If tortillas are to Mexican food culture, then scallion pancakes are the Chinese equivalent.

This recipe comes from the San Francisco Cooking School. I highly recommend serving with a sweet and spicy soy sauce. I have also served scallion pancakes with fried eggs and chili crisp as a hearty breakfast.

Ingredients

  • 2 cups all-purpose flour, plus two tablespoons extra

  • 1 cup very hot water

  • 1/4 cup sesame oil

  • 1 bunch scallions, thinly sliced

  • 1/4 cup vegetable or canola oil

  • 2 teaspoons sugar

  • 1/4 cup soy sauce

Makes 4 Pancakes

Directions

  1. Place flour in bowl a bowl. slowly drizzle in about 3/4 of boiling water. Whisk for 15 seconds. If dough does not come together and ride around the blade, drizzle in more water a tablespoon at a time until it just comes together. Transfer to a floured work surface and knead a few times to form a smooth ball. Transfer to a bowl, cover with a damp towel or plastic wrap, and allow to rest for 30 minutes at room temperature, or up to overnight in the fridge. Combine all the sauce ingredients and set aside at room temperature.

  2. Divide dough into 4 even pieces and roll each into a smooth ball. Working one ball at a time, roll out into a disk roughly 8-inches in diameter on either a lightly floured surface, or an oiled surface.

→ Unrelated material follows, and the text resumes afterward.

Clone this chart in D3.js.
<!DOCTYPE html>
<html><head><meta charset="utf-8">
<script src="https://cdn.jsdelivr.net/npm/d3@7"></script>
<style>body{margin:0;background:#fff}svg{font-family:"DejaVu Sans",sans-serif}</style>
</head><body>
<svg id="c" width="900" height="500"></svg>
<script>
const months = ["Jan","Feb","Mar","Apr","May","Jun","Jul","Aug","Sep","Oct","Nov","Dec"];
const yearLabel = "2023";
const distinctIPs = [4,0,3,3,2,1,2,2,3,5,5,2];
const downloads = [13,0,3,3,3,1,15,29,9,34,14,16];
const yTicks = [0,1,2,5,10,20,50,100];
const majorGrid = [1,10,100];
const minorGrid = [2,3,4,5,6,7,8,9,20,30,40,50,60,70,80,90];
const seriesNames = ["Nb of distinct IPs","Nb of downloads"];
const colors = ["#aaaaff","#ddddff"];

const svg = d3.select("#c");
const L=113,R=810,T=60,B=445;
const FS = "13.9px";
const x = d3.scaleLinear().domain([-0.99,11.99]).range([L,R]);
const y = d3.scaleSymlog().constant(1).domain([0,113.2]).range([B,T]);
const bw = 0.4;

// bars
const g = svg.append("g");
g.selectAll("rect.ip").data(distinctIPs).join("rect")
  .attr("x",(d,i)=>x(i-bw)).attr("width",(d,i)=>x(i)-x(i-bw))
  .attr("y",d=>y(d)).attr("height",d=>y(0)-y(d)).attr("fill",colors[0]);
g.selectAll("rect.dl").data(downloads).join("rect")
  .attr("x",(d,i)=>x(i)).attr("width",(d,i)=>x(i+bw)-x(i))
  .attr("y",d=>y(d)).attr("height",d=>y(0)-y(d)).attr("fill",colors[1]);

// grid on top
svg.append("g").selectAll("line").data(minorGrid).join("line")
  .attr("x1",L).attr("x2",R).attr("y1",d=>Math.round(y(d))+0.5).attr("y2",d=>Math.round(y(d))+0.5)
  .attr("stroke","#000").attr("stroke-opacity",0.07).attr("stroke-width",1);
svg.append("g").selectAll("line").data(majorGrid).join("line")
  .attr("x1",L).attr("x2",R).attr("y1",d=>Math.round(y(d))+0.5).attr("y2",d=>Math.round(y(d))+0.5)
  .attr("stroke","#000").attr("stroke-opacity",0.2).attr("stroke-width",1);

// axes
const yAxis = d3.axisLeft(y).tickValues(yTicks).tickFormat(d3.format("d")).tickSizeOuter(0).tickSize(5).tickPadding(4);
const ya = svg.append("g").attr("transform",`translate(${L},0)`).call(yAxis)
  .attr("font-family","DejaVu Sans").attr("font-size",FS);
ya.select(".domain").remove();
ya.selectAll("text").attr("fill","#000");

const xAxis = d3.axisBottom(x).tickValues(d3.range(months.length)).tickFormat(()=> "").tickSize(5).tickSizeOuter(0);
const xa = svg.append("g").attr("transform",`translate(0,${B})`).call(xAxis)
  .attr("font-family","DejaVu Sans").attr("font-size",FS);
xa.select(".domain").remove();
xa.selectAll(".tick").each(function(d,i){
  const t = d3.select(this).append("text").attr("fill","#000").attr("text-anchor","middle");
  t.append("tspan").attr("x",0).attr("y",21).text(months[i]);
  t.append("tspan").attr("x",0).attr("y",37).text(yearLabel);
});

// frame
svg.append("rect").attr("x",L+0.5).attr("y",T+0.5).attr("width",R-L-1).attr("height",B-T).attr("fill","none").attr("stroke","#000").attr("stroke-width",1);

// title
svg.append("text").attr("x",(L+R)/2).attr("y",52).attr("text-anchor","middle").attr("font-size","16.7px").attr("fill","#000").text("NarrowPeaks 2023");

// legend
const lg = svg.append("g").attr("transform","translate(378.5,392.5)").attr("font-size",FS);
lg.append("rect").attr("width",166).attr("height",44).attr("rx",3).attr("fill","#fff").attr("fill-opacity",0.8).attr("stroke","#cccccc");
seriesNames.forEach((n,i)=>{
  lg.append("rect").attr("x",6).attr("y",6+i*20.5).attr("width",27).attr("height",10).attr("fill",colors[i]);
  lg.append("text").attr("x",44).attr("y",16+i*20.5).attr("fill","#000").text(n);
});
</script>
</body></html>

Paint a very thin layer of sesame oil over the top of the disk. Sprinkle with scallions. Roll disk up like a jelly roll, then twist roll into a tight spiral, tucking the end underneath. Flatten gently with your hand and roll into an 8-inch disk.

  3. Heat oil in an 8-inch nonstick or cast-iron over medium-high heat until shimmering and carefully slip pancake into the hot oil. Gently shake the pan while the pancake cooks until it is golden brown, about 2 minutes per side. Drain on rack or paper towels. Season with salt and cut into 6 wedges.

  4. Serve immediately with dipping sauce (soy sauce + sugar).